## WHAT THE EXERCISE ASKS
Reproduce exactly the lines below, from the first one through the line containing "0.33, 0.15, -0.035]", and omit any pictures.

## DATA SECTION
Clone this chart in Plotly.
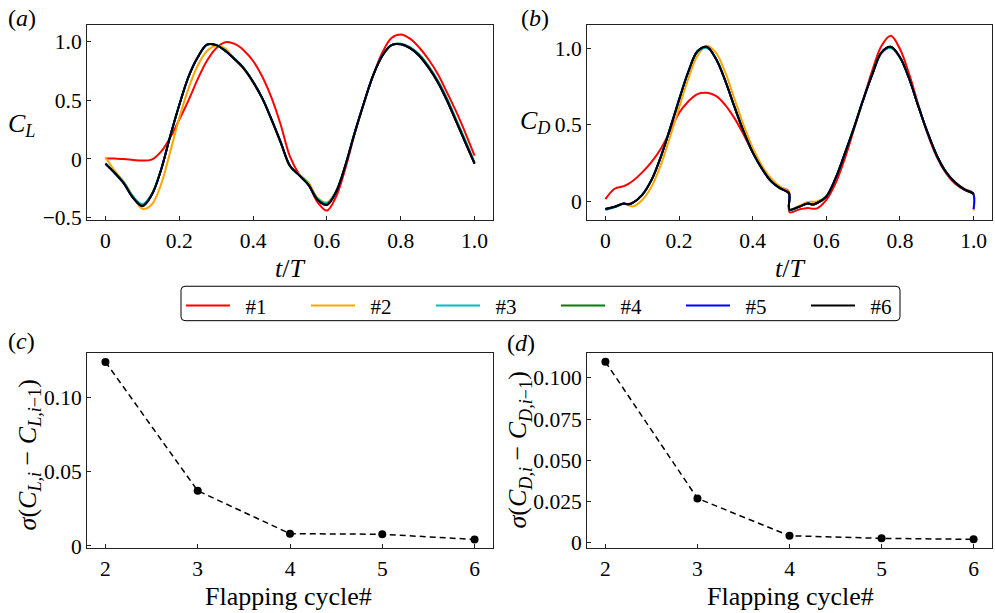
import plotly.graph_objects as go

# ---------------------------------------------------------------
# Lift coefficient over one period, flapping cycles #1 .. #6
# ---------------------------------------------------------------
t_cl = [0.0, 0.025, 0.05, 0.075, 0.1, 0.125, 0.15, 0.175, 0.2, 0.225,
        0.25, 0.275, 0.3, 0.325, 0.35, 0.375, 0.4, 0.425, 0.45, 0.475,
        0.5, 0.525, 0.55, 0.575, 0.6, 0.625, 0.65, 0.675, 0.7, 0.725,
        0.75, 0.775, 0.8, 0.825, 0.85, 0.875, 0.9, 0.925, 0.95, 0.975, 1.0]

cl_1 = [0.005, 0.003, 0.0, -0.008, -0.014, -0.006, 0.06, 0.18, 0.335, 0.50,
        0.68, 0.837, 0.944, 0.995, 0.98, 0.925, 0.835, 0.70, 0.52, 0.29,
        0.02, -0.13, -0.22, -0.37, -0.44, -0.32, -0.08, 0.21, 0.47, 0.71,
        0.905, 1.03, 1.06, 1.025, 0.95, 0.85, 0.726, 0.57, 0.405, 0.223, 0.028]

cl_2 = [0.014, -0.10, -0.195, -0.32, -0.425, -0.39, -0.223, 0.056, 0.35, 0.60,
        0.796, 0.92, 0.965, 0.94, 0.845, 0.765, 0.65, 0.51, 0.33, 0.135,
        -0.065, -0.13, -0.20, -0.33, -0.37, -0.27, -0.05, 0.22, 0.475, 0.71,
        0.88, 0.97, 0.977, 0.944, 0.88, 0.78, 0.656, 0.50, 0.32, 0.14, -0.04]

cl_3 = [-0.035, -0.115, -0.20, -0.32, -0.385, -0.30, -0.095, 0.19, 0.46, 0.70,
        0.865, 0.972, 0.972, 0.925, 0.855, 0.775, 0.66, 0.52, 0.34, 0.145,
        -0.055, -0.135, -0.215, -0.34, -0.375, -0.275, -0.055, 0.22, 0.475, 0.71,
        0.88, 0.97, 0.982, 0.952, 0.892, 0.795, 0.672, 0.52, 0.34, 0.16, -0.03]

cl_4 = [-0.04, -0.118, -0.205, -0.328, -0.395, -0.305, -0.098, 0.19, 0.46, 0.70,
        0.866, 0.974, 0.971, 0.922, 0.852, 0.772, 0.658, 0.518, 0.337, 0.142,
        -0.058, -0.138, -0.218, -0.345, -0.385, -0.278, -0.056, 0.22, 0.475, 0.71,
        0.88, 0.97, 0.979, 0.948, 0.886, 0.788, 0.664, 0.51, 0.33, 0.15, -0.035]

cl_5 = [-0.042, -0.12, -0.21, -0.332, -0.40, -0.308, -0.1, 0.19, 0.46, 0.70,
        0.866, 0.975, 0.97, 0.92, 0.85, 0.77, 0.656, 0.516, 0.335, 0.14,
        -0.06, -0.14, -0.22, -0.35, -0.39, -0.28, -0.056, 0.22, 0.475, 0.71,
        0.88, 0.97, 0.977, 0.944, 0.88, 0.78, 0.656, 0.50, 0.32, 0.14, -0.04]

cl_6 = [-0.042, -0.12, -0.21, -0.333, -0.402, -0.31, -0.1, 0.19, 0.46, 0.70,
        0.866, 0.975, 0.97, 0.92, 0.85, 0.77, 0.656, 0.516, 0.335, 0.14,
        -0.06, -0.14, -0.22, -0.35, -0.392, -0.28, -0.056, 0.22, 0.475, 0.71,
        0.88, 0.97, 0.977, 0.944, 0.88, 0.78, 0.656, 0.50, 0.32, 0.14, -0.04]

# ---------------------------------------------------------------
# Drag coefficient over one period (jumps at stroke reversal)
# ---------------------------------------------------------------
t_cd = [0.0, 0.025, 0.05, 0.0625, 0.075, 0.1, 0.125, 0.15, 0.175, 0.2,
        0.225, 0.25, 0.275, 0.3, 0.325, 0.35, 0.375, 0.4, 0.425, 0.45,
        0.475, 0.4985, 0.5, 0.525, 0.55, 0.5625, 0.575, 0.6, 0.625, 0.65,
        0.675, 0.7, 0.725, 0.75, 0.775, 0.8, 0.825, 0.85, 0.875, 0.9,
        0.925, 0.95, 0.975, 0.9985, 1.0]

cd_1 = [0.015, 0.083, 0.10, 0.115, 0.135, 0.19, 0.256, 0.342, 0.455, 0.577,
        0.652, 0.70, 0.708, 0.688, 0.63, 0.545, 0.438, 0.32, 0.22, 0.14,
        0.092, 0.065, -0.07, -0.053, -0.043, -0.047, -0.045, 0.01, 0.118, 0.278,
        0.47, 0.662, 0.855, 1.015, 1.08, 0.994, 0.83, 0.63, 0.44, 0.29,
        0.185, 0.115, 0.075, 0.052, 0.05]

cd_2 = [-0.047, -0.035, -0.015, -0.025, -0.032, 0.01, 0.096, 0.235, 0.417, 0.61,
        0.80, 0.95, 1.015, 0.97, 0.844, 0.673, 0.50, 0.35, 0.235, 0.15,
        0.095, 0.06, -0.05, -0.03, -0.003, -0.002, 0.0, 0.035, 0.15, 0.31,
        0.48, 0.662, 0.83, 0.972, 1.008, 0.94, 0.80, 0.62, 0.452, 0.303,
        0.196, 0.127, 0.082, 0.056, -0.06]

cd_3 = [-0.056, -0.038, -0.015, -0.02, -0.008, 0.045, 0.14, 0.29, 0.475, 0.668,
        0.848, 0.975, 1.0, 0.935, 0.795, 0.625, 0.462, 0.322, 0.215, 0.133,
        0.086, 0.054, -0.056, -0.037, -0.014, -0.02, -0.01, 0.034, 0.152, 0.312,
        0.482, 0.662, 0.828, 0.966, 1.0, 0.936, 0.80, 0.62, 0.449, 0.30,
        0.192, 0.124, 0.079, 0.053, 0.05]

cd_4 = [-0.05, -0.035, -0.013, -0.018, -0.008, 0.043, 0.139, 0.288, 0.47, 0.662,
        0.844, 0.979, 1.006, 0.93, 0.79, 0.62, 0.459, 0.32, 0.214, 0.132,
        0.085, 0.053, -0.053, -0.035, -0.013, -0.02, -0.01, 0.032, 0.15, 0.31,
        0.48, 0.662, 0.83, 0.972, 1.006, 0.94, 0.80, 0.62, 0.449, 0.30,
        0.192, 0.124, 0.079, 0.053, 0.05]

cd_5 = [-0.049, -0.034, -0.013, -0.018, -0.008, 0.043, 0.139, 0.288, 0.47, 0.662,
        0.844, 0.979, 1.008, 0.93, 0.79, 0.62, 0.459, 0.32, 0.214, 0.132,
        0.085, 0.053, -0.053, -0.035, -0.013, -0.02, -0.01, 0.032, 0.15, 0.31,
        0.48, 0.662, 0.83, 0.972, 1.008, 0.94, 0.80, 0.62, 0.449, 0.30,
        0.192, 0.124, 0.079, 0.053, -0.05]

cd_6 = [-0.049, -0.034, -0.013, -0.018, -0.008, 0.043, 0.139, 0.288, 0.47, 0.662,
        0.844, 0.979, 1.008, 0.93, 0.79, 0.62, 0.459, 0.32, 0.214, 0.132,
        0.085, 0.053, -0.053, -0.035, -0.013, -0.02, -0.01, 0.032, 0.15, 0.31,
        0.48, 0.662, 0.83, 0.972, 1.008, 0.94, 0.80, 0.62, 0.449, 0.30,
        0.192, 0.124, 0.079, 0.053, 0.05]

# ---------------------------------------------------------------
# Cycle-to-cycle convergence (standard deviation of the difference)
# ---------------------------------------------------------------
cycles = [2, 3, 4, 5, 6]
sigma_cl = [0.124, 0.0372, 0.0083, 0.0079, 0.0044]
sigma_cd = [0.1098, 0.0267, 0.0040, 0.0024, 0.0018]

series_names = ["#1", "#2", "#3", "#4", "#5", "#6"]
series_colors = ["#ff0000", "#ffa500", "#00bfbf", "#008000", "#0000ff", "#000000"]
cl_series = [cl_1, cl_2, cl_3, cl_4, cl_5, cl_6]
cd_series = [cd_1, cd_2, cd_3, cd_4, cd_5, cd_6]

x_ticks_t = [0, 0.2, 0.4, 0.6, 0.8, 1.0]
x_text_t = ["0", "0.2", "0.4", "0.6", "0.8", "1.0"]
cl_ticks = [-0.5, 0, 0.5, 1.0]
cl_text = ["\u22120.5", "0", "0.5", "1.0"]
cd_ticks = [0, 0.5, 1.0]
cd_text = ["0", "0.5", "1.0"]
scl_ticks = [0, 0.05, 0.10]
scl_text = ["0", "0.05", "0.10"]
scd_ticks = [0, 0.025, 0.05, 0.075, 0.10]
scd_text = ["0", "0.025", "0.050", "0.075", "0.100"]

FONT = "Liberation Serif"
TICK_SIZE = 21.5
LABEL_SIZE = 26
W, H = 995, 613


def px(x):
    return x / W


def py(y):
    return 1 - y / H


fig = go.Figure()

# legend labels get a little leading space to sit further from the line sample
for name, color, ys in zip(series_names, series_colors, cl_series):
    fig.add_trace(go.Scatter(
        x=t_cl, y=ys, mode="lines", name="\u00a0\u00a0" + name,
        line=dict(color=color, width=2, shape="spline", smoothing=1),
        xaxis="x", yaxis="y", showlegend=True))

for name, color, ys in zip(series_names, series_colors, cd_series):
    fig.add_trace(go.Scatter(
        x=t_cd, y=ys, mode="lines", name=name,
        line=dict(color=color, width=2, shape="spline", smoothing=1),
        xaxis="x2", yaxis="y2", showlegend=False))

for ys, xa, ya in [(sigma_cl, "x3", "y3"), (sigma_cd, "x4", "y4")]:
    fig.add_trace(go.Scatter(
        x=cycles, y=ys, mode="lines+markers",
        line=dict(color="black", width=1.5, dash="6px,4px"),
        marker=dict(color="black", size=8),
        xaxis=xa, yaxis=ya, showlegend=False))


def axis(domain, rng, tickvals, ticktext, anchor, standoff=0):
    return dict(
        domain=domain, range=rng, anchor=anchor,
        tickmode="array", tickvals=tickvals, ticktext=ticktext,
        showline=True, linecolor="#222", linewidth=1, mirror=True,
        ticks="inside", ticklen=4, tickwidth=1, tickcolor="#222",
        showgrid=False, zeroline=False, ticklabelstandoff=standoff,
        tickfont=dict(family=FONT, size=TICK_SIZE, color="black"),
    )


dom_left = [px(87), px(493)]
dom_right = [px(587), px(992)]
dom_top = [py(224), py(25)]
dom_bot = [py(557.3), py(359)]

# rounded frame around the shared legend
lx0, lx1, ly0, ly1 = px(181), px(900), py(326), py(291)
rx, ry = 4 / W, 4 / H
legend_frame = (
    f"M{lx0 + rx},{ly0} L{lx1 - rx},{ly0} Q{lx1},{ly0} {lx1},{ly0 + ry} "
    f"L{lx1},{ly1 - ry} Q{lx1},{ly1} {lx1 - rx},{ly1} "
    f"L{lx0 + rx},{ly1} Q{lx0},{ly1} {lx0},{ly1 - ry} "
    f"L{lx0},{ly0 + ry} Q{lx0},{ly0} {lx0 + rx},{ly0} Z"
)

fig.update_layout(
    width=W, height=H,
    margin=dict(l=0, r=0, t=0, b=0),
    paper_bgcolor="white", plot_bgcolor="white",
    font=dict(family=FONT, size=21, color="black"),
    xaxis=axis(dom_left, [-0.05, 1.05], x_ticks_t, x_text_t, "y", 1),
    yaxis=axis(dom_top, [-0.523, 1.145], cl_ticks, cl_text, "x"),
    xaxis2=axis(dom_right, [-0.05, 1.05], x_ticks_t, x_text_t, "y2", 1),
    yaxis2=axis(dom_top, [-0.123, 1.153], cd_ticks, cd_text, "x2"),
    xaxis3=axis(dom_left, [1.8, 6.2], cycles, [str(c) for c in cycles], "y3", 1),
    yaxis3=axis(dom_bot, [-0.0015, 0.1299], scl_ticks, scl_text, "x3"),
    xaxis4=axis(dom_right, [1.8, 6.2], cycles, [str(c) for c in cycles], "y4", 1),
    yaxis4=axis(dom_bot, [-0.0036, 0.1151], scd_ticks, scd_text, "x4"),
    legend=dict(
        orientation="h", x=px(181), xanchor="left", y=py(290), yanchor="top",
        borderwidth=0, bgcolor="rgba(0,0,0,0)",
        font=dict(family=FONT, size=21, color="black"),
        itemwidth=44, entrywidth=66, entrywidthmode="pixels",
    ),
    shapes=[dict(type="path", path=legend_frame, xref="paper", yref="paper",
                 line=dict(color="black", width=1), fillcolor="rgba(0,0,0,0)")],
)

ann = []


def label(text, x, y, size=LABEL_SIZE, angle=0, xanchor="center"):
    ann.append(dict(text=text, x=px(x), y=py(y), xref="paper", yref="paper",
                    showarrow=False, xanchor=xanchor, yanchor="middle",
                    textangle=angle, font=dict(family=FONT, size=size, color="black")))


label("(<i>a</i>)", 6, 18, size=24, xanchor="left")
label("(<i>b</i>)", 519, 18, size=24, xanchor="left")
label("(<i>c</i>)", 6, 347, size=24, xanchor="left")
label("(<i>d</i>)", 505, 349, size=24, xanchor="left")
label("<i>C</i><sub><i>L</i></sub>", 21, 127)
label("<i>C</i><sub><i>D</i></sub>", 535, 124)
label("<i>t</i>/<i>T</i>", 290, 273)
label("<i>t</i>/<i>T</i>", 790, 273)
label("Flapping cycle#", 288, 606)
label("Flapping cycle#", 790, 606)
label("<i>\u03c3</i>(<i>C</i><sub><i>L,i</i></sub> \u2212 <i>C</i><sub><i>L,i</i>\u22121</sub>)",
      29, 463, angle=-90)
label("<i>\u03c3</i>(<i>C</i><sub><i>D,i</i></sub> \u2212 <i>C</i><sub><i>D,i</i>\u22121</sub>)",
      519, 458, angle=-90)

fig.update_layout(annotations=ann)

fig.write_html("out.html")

## TASK RESULT
Clone this chart in Plotly.
import plotly.graph_objects as go

# ---------------------------------------------------------------
# Lift coefficient over one period, flapping cycles #1 .. #6
# ---------------------------------------------------------------
t_cl = [0.0, 0.025, 0.05, 0.075, 0.1, 0.125, 0.15, 0.175, 0.2, 0.225,
        0.25, 0.275, 0.3, 0.325, 0.35, 0.375, 0.4, 0.425, 0.45, 0.475,
        0.5, 0.525, 0.55, 0.575, 0.6, 0.625, 0.65, 0.675, 0.7, 0.725,
        0.75, 0.775, 0.8, 0.825, 0.85, 0.875, 0.9, 0.925, 0.95, 0.975, 1.0]

cl_1 = [0.005, 0.003, 0.0, -0.008, -0.014, -0.006, 0.06, 0.18, 0.335, 0.50,
        0.68, 0.837, 0.944, 0.995, 0.98, 0.925, 0.835, 0.70, 0.52, 0.29,
        0.02, -0.13, -0.22, -0.37, -0.44, -0.32, -0.08, 0.21, 0.47, 0.71,
        0.905, 1.03, 1.06, 1.025, 0.95, 0.85, 0.726, 0.57, 0.405, 0.223, 0.028]

cl_2 = [0.014, -0.10, -0.195, -0.32, -0.425, -0.39, -0.223, 0.056, 0.35, 0.60,
        0.796, 0.92, 0.965, 0.94, 0.845, 0.765, 0.65, 0.51, 0.33, 0.135,
        -0.065, -0.13, -0.20, -0.33, -0.37, -0.27, -0.05, 0.22, 0.475, 0.71,
        0.88, 0.97, 0.977, 0.944, 0.88, 0.78, 0.656, 0.50, 0.32, 0.14, -0.04]

cl_3 = [-0.035, -0.115, -0.20, -0.32, -0.385, -0.30, -0.095, 0.19, 0.46, 0.70,
        0.865, 0.972, 0.972, 0.925, 0.855, 0.775, 0.66, 0.52, 0.34, 0.145,
        -0.055, -0.135, -0.215, -0.34, -0.375, -0.275, -0.055, 0.22, 0.475, 0.71,
        0.88, 0.97, 0.982, 0.952, 0.892, 0.795, 0.672, 0.52, 0.34, 0.16, -0.03]

cl_4 = [-0.04, -0.118, -0.205, -0.328, -0.395, -0.305, -0.098, 0.19, 0.46, 0.70,
        0.866, 0.974, 0.971, 0.922, 0.852, 0.772, 0.658, 0.518, 0.337, 0.142,
        -0.058, -0.138, -0.218, -0.345, -0.385, -0.278, -0.056, 0.22, 0.475, 0.71,
        0.88, 0.97, 0.979, 0.948, 0.886, 0.788, 0.664, 0.51, 0.33, 0.15, -0.035]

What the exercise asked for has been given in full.